Written problem:
Copy all of the material exactly. Pictures are not to appear in the copy.

═════ Data for this task ═════

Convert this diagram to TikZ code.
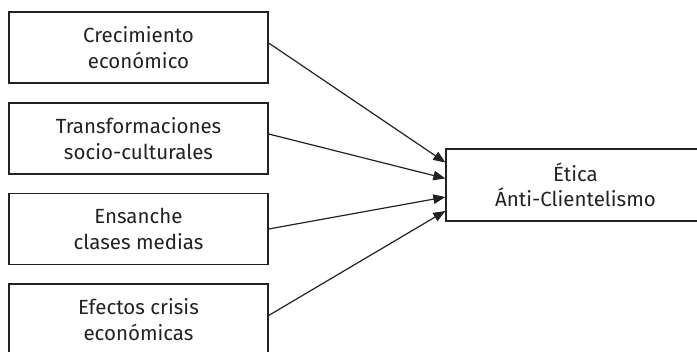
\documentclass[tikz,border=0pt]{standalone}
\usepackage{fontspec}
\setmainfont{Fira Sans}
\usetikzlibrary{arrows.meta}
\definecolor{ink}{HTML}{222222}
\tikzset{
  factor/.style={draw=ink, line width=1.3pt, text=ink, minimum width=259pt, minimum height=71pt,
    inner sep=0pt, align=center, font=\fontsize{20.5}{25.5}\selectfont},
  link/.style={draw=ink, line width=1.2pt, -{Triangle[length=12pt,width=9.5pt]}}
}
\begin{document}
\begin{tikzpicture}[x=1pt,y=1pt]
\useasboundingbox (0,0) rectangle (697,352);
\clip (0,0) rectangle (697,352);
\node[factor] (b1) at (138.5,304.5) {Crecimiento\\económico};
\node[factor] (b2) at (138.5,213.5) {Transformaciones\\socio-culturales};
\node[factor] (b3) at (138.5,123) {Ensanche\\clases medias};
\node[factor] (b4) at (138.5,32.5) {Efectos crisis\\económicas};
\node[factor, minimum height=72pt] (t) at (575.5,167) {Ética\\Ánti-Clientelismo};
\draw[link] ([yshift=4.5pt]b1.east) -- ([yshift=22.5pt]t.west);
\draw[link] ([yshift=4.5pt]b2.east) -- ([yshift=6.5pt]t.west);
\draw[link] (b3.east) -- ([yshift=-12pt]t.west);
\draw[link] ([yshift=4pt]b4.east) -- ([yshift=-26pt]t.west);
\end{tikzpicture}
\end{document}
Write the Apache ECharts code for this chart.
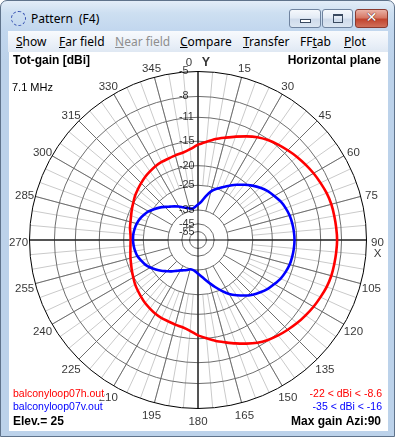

═════

Answer to this exercise:
Convert this diagram to TikZ code.
\documentclass[tikz,border=0pt]{standalone}
\usepackage{fontspec}
\setmainfont{Fira Sans}
\usetikzlibrary{arrows.meta}
\definecolor{ink}{HTML}{222222}
\tikzset{
  factor/.style={draw=ink, line width=1.3pt, text=ink, minimum width=259pt, minimum height=71pt,
    inner sep=0pt, align=center, font=\fontsize{20.5}{25.5}\selectfont},
  link/.style={draw=ink, line width=1.2pt, -{Triangle[length=12pt,width=9.5pt]}}
}
\begin{document}
\begin{tikzpicture}[x=1pt,y=1pt]
\useasboundingbox (0,0) rectangle (697,352);
\clip (0,0) rectangle (697,352);
\node[factor] (b1) at (138.5,304.5) {Crecimiento\\económico};
\node[factor] (b2) at (138.5,213.5) {Transformaciones\\socio-culturales};
\node[factor] (b3) at (138.5,123) {Ensanche\\clases medias};
\node[factor] (b4) at (138.5,32.5) {Efectos crisis\\económicas};
\node[factor, minimum height=72pt] (t) at (575.5,167) {Ética\\Ánti-Clientelismo};
\draw[link] ([yshift=4.5pt]b1.east) -- ([yshift=22.5pt]t.west);
\draw[link] ([yshift=4.5pt]b2.east) -- ([yshift=6.5pt]t.west);
\draw[link] (b3.east) -- ([yshift=-12pt]t.west);
\draw[link] ([yshift=4pt]b4.east) -- ([yshift=-26pt]t.west);
\end{tikzpicture}
\end{document}
Write the Apache ECharts code for this chart.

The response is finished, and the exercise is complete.